- Etymology: Macadam
- Macada Location within Pennsylvania Macada Location within the United States
- Coordinates: 40°39′25″N 75°21′22″W﻿ / ﻿40.65682903045693°N 75.35622773495402°W
- Country: United States
- State: Pennsylvania
- County: Northampton
- Best's General Store opens: 1889
- Absorbed into Bethlehem: 1904-1920
- Founder: William H. Best

= Macada, Pennsylvania =

Former village in Northampton County, Pennsylvania, US

Macada was a former village in Northampton County, Pennsylvania located adjacent to Bethlehem. The village was initially a loosely defined farming community across the entire northern border of the borough until 1889 when William H. Best opened a general store which became the de-facto village center.

==History==
In 1895, William H. Best's general store also operated as a post office. The village was geographically close to Altonah, with the exact borders between the two villages being poorly defined. When Best chose to name his post office he initially wanted to name it after the older and more established Altonah, however, he decided that the name was too similar to Altoona.

At the same time, Nazareth Pike was being paved with macadam, so Best named the village Macada.

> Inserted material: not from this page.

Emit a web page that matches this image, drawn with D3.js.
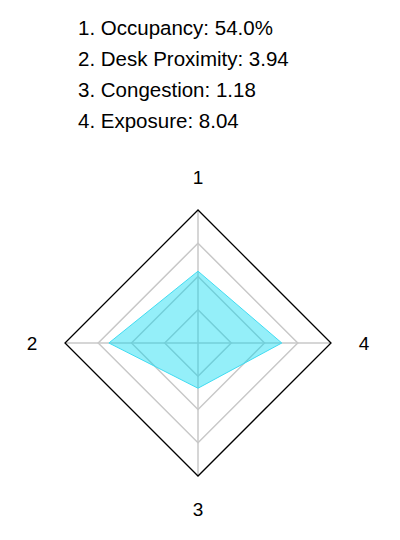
<!DOCTYPE html>
<html>
<head>
<meta charset="utf-8">
<script src="https://cdn.jsdelivr.net/npm/d3@7"></script>
<style>
  html, body { margin: 0; padding: 0; background: #fff; }
  svg { display: block; font-family: "Liberation Sans", Arial, sans-serif; }
</style>
</head>
<body>
<div id="chart"></div>
<script>
const axisLabels = ['1', '2', '3', '4'];
const metricNames = ['Occupancy', 'Desk Proximity', 'Congestion', 'Exposure'];
const metricText = ['54.0%', '3.94', '1.18', '8.04'];
// normalised radius of each vertex (0..1)
const metricScaled = [0.54, 0.67, 0.34, 0.63];
const gridLevels = [0.25, 0.5, 0.75, 1];

const width = 400, height = 540;
const cx = 198, cy = 343, R = 133;

const svg = d3.select('#chart').append('svg')
  .attr('width', width)
  .attr('height', height);

// header list
svg.append('g').selectAll('text')
  .data(metricNames)
  .join('text')
    .attr('x', 78)
    .attr('y', (d, i) => 35 + i * 31)
    .attr('font-size', 20.5)
    .attr('fill', '#000')
    .text((d, i) => `${i + 1}. ${d}: ${metricText[i]}`);

const r = d3.scaleLinear().domain([0, 1]).range([0, R]);
const angle = i => -Math.PI / 2 - i * Math.PI / 2;
const pt = (i, v) => [cx + Math.cos(angle(i)) * r(v), cy + Math.sin(angle(i)) * r(v)];

const g = svg.append('g');

// spokes
g.selectAll('line.spoke')
  .data(axisLabels)
  .join('line')
    .attr('class', 'spoke')
    .attr('x1', cx).attr('y1', cy)
    .attr('x2', (d, i) => pt(i, 1)[0])
    .attr('y2', (d, i) => pt(i, 1)[1])
    .attr('stroke', '#c8c8c8')
    .attr('stroke-width', 1.5);

// rings
const ringLine = d3.line().curve(d3.curveLinearClosed);
g.selectAll('path.ring')
  .data(gridLevels)
  .join('path')
    .attr('class', 'ring')
    .attr('d', lv => ringLine(axisLabels.map((d, i) => pt(i, lv))))
    .attr('fill', 'none')
    .attr('stroke', lv => lv === 1 ? '#000' : '#c8c8c8')
    .attr('stroke-width', lv => lv === 1 ? 1.3 : 1.5);

// data polygon
g.append('path')
  .attr('d', ringLine(metricScaled.map((v, i) => pt(i, v))))
  .attr('fill', '#00d8f0')
  .attr('fill-opacity', 0.42)
  .attr('stroke', '#40dcf2')
  .attr('stroke-width', 1);

// axis labels
const labelOffset = 33;
g.selectAll('text.axis-label')
  .data(axisLabels)
  .join('text')
    .attr('class', 'axis-label')
    .attr('x', (d, i) => cx + Math.cos(angle(i)) * (R + labelOffset))
    .attr('y', (d, i) => cy + Math.sin(angle(i)) * (R + labelOffset))
    .attr('text-anchor', 'middle')
    .attr('dominant-baseline', 'central')
    .attr('font-size', 19)
    .text(d => d);
</script>
</body>
</html>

The village was annexed by Bethlehem during its consolidation effort between 1904 and 1920; Altonah and Hottlesville, Pennsylvania also were similarly annexed.

Best's general store remained open until 1982 when it no longer became profitable. The lot remained abandoned until 2015 when a pre-school, the Lightbridge Academy, was built on its site. The only remaining trace of Macada today is Macada Road.